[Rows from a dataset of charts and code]
** BEGIN **

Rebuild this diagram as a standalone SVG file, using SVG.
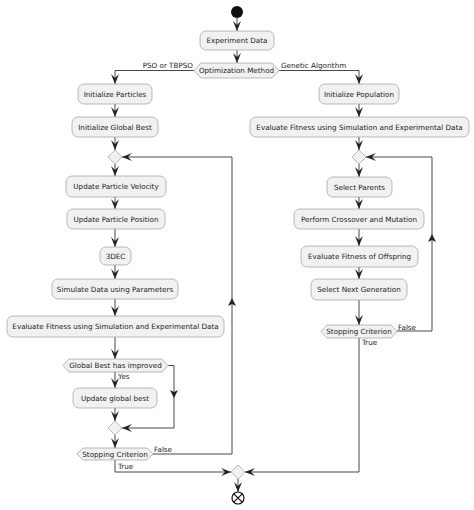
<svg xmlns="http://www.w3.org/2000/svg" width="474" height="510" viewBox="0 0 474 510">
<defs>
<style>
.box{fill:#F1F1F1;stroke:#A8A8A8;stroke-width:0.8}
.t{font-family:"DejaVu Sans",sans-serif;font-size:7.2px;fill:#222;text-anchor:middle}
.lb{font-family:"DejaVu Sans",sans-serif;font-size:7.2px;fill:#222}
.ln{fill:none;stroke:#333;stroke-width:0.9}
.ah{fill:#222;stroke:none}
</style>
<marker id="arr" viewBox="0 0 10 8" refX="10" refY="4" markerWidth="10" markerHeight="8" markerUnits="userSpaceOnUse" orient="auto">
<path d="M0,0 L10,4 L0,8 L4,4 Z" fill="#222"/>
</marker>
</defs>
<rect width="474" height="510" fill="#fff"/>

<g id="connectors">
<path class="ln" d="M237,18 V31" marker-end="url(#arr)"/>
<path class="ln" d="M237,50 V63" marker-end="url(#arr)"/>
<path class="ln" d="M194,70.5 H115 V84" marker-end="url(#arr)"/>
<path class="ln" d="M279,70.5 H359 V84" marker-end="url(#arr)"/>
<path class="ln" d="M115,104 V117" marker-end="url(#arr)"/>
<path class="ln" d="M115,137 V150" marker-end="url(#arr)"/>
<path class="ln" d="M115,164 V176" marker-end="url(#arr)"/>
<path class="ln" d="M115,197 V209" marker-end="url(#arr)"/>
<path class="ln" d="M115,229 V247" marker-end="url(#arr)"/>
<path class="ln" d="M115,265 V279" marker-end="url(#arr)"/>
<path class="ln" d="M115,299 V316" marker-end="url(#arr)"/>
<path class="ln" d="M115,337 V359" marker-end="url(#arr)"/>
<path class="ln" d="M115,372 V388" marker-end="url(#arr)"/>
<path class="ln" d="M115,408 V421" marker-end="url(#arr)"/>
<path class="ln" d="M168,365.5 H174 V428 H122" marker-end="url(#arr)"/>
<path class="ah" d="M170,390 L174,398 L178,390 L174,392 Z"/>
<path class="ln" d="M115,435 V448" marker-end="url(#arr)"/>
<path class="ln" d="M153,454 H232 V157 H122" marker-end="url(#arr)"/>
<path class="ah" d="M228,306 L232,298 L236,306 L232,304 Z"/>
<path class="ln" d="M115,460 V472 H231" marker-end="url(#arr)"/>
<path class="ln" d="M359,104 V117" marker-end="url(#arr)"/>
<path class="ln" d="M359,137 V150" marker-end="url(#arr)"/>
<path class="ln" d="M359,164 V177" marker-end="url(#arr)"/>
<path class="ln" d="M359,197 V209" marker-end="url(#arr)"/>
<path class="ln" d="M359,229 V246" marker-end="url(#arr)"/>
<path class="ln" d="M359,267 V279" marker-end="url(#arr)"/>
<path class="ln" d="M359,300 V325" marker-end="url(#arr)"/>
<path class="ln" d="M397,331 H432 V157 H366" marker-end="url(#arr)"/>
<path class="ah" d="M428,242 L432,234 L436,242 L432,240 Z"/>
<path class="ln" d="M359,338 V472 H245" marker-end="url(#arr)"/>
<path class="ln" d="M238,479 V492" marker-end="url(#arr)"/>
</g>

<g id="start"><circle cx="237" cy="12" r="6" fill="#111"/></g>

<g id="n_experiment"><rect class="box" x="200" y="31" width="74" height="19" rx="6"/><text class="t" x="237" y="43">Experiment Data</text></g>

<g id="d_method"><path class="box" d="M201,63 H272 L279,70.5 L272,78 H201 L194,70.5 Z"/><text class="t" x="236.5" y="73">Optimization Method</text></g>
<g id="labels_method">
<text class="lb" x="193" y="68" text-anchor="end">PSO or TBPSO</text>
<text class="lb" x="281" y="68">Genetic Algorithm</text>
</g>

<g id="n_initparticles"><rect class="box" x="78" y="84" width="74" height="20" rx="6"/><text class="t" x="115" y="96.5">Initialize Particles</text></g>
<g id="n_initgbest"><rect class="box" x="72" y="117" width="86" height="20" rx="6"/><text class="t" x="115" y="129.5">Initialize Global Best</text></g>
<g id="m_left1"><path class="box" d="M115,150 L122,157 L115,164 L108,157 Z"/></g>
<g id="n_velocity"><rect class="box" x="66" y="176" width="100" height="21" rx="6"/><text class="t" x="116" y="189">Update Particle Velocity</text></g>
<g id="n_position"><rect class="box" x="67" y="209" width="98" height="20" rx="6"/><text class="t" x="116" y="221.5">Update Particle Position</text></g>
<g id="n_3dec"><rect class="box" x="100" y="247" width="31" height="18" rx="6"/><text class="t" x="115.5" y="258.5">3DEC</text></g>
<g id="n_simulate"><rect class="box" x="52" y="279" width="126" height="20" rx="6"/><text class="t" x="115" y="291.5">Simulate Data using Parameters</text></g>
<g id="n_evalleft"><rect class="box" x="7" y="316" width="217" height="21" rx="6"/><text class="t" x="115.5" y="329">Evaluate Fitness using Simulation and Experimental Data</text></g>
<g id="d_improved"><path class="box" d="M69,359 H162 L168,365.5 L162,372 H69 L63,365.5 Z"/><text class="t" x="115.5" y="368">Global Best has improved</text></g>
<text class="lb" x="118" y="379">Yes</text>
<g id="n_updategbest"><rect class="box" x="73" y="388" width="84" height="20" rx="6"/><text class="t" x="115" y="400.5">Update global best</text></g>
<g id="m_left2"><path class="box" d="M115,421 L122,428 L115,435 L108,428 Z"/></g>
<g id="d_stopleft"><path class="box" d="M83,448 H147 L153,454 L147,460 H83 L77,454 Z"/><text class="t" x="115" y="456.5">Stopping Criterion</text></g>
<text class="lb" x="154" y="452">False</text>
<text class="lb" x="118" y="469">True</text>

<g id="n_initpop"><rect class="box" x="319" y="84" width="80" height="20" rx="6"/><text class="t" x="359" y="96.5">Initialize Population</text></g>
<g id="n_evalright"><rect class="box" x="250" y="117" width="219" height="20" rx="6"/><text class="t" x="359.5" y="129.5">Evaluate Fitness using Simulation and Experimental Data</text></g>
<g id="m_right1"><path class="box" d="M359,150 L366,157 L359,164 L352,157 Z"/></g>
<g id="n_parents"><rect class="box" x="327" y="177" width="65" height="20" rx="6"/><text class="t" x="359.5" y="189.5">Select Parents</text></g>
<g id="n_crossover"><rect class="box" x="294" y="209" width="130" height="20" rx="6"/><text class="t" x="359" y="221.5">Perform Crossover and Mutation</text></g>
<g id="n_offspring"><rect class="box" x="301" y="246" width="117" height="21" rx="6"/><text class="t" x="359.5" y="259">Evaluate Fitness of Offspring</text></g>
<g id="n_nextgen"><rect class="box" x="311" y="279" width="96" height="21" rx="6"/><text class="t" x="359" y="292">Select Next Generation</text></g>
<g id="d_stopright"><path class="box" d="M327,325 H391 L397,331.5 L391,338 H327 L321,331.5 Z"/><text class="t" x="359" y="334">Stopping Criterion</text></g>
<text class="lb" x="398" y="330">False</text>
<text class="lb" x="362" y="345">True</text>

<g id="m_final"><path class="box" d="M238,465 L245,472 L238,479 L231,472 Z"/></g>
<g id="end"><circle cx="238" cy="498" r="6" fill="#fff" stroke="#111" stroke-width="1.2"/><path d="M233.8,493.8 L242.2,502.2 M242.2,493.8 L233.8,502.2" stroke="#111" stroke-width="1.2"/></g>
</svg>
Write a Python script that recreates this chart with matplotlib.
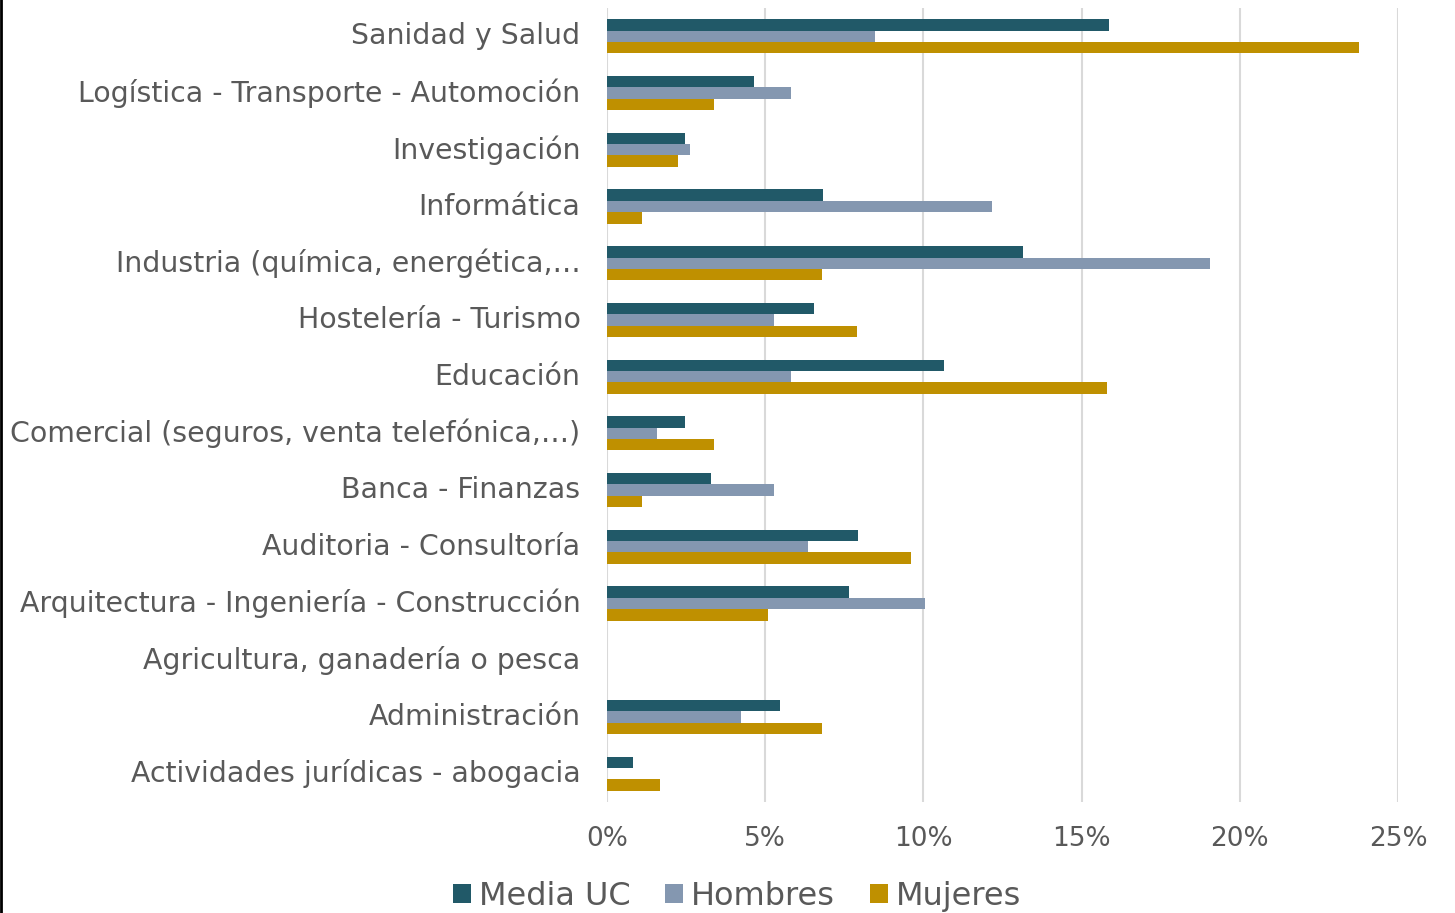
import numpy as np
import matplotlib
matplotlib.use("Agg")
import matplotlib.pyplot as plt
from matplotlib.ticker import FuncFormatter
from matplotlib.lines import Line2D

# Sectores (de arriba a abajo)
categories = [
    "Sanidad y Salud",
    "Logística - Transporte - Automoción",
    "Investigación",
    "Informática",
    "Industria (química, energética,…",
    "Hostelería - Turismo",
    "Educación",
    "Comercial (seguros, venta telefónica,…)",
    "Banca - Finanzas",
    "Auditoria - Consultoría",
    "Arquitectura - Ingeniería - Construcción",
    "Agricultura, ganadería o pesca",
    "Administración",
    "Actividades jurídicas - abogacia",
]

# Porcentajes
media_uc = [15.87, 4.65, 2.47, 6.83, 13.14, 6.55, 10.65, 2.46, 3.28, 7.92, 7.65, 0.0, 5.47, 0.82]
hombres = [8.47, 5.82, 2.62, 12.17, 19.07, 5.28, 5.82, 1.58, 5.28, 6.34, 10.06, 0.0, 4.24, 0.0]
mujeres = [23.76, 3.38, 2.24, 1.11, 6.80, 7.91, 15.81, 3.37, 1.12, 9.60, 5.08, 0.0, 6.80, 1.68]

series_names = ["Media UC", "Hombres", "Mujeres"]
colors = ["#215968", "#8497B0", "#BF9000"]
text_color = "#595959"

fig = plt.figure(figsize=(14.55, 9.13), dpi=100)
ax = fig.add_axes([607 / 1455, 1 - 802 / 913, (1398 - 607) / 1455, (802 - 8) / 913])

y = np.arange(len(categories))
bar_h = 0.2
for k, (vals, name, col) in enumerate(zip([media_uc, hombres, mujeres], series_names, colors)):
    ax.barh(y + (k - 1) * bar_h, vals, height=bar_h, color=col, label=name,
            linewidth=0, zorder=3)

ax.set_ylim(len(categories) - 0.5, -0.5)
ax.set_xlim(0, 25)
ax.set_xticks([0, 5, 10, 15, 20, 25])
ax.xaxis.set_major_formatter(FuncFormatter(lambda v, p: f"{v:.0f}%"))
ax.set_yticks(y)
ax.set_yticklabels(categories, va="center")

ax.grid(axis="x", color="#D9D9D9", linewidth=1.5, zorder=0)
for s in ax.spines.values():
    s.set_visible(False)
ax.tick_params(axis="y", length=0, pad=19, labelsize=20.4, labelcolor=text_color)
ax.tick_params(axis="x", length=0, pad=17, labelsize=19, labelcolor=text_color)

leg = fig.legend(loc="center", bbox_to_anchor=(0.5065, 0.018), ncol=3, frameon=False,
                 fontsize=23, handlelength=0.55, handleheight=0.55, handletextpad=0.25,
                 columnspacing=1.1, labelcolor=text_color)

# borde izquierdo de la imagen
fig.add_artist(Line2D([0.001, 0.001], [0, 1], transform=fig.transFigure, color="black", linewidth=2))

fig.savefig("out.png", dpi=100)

** END **

*Given problem:*
Extract exactly, and only, the lines from the one with "Write a Python" to the one with "from matplotlib.lines import Line2D", both ends counted. Leave the images behind.

*Exercise solution:*
Write a Python script that recreates this chart with matplotlib.
import numpy as np
import matplotlib
matplotlib.use("Agg")
import matplotlib.pyplot as plt
from matplotlib.ticker import FuncFormatter
from matplotlib.lines import Line2D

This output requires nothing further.